Rugby League may not be a sport that is as well known as its Union counterpart, but those that follow the sport will know there is nothing quite like it. However, it is fast becoming a sport that even the most die hard of supporters are close to turning their backs on.
That is why - with Hull Kingston Rovers being the case in point - it is so disappointing to see yet more fixtures fall foul of the RFL’s COVID protocols this week.
Robins have seen the last seven fixtures postponed
The East Hull club are not the only ones to be affected by the postponement of fixtures, but they are the club that have felt it the most. Their last scheduled game to go ahead was back in mid-June when they beat Wigan Warriors 8-18 at the DW Stadium - the same night as the England football team drew to Scotland in Euro 2020.
The last seven fixtures for the Robins have been postponed, and only had a game last week with Rovers so desperate to play they rescheduled their away trip to the South of France to play league leaders Catalans Dragons.
They will now not play until Monday - yet again against the Dragons - as their game against Salford Red Devils is the latest to be postponed.
Hull Kingston Rovers Chief Executive Paul Lakin put a statement out on the club’s social media channels expressing his frustrations in the wake of the Salford cancellation.
“There is no doubt that the track and trace protocols are badly hurting the sport”
“We are naturally very frustrated; this is our 7th consecutive postponed game and there is no doubt that the track and trace protocols are badly hurting the sport.
As we showed by flying out to France at short notice over the weekend, we are desperate to play but unfortunately, we aren’t able to rearrange a game for 48 hours’ time. Whilst neither Huddersfield or Leigh has a game this round, it wasn’t possible to bring forward our away fixture to play either of them for stadium operational reasons.
“We are excited and determined to give everything we’ve got”

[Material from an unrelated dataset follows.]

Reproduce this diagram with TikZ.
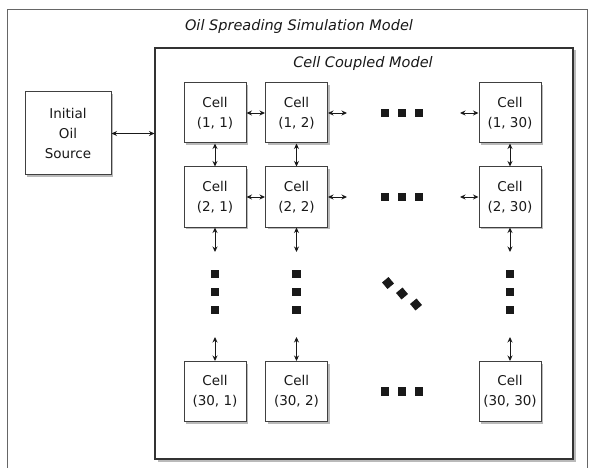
\documentclass[tikz,border=0pt]{standalone}
\usepackage{fontspec}
\setmainfont{DejaVu Sans}
\usetikzlibrary{arrows.meta,shadows}
\begin{document}
\begin{tikzpicture}[x=1pt,y=-1pt,
  cellbox/.style={draw=black!75, line width=1pt, fill=white, minimum width=62pt, minimum height=60pt,
    align=center, font=\fontsize{13.5}{20}\selectfont, text=black!90, inner sep=0pt,
    drop shadow={shadow xshift=2.2pt, shadow yshift=-2.2pt, fill=black!45, opacity=0.6}},
  titletext/.style={font=\fontsize{14.5}{17}\selectfont\itshape, text=black!90},
  bi/.style={{Stealth[length=5.5pt,width=5pt]}-{Stealth[length=5.5pt,width=5pt]}, line width=0.9pt, draw=black!90},
  sq/.style={fill=black!90, minimum size=8.5pt, inner sep=0pt},
]
\useasboundingbox (0,0) rectangle (592,468);
% outer model frame
\draw[black!60, line width=1.5pt] (7.5,468) -- (7.5,9.5) -- (587.5,9.5) -- (587.5,468);
\node[titletext] (title) at (299,27) {Oil Spreading Simulation Model};
% inner coupled model
\node[draw=black!80, line width=1.1pt, fill=white, minimum width=418pt, minimum height=411pt, inner sep=0pt,
  drop shadow={shadow xshift=2.5pt, shadow yshift=-2.5pt, fill=black!45, opacity=0.6}] (inner) at (364,253.5) {};
\node[titletext] (ctitle) at (363,64) {Cell Coupled Model};
% initial oil source
\node[cellbox, minimum width=86pt, minimum height=83pt] (init) at (68,133.5) {Initial\\Oil\\Source};
\draw[bi] (init.east) -- (init.east -| inner.west);
% cells
\node[cellbox] (c11) at (215,113) {Cell\\(1, 1)};
\node[cellbox] (c12) at (296.5,113) {Cell\\(1, 2)};
\node[cellbox] (c1n) at (510,113) {Cell\\(1, 30)};
\node[cellbox] (c21) at (215,197) {Cell\\(2, 1)};
\node[cellbox] (c22) at (296.5,197) {Cell\\(2, 2)};
\node[cellbox] (c2n) at (510,197) {Cell\\(2, 30)};
\node[cellbox] (cn1) at (215,391.5) {Cell\\(30, 1)};
\node[cellbox] (cn2) at (296.5,391.5) {Cell\\(30, 2)};
\node[cellbox] (cnn) at (510,391.5) {Cell\\(30, 30)};
% horizontal ellipses
\foreach \r/\y in {1/113,2/197,3/391.5}{
  \node[sq] (h\r a) at (385,\y) {};
  \node[sq] (h\r b) at (402,\y) {};
  \node[sq] (h\r c) at (419,\y) {};
}
% vertical ellipses
\foreach \c/\x in {1/215,2/296.5,3/510}{
  \node[sq] (v\c a) at (\x,274) {};
  \node[sq] (v\c b) at (\x,292) {};
  \node[sq] (v\c c) at (\x,310) {};
}
% diagonal ellipsis
\node[sq, rotate=40] (dga) at (388,283) {};
\node[sq, rotate=40] (dgb) at (402,293.5) {};
\node[sq, rotate=40] (dgc) at (416,304.5) {};
% arrow end points
\coordinate (r1o) at (347,113);
\coordinate (r1i) at (460,113);
\coordinate (r2o) at (347,197);
\coordinate (r2i) at (460,197);
\coordinate (k1o) at (215,252);
\coordinate (k1i) at (215,337);
\coordinate (k2o) at (296.5,252);
\coordinate (k2i) at (296.5,337);
\coordinate (k3o) at (510,252);
\coordinate (k3i) at (510,337);
% horizontal connectors
\draw[bi] (c11) -- (c12);
\draw[bi] (c12) -- (r1o);
\draw[bi] (r1i) -- (c1n);
\draw[bi] (c21) -- (c22);
\draw[bi] (c22) -- (r2o);
\draw[bi] (r2i) -- (c2n);
% vertical connectors
\draw[bi] (c11) -- (c21);
\draw[bi] (c12) -- (c22);
\draw[bi] (c1n) -- (c2n);
\draw[bi] (c21) -- (k1o);
\draw[bi] (c22) -- (k2o);
\draw[bi] (c2n) -- (k3o);
\draw[bi] (k1i) -- (cn1);
\draw[bi] (k2i) -- (cn2);
\draw[bi] (k3i) -- (cnn);
\end{tikzpicture}
\end{document}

“We now look forward to playing Catalans at home on Monday for our first game in front of our fans since the lockdown restrictions were fully lifted. With nine scheduled fixtures remaining, and we believe also an opportunity to play two rearranged games before the regular season concludes. We are excited and determined to give everything we’ve got, to what feels to us, to be the start of the second half of the season.”
The Rovers faithful also took to Twitter to vent their frustration, with one season ticket holder sharing her email that was sent to the RFL.
“There should either be some enforcement for teams to fulfil gaps in the fixtures if they are able to do so”
Erin Smithson’s message was strongly worded, but the paragraph that hit home most with Rugby League fans was the following:
“I am not alone in thinking that as the governing body for Rugby League and for the good of the sport, there should either be some enforcement for teams to fulfil gaps in the fixtures if they are able to do so, or some form of punishment if they are not…
“Rugby League is becoming a laughing stock in the world of sport and it breaks my heart to see this happen”
If the game continues to be run by the teams who are simply accepting their fate of ‘not being relegated but not getting into the playoffs’ this season, I am in no doubt that you will continue to see a downward spiral in the number of fans attending games and watching the sport on television.
“Rugby League is becoming a laughing stock in the world of sport and it breaks my heart to see this happen.”
Strong words indeed that deserve a response from the governing body. This season of Super League has been the most disrupted since its inception in the mid-1990’s, and despite claiming to want to grow the sport across the globe the signs don’t look good for the current campaign to even reach it’s conclusion.
The sport simply cannot continue like this. If it does, there will not be the interest or the inclination for many to watch the 2022 season of Super League - if it survives that long.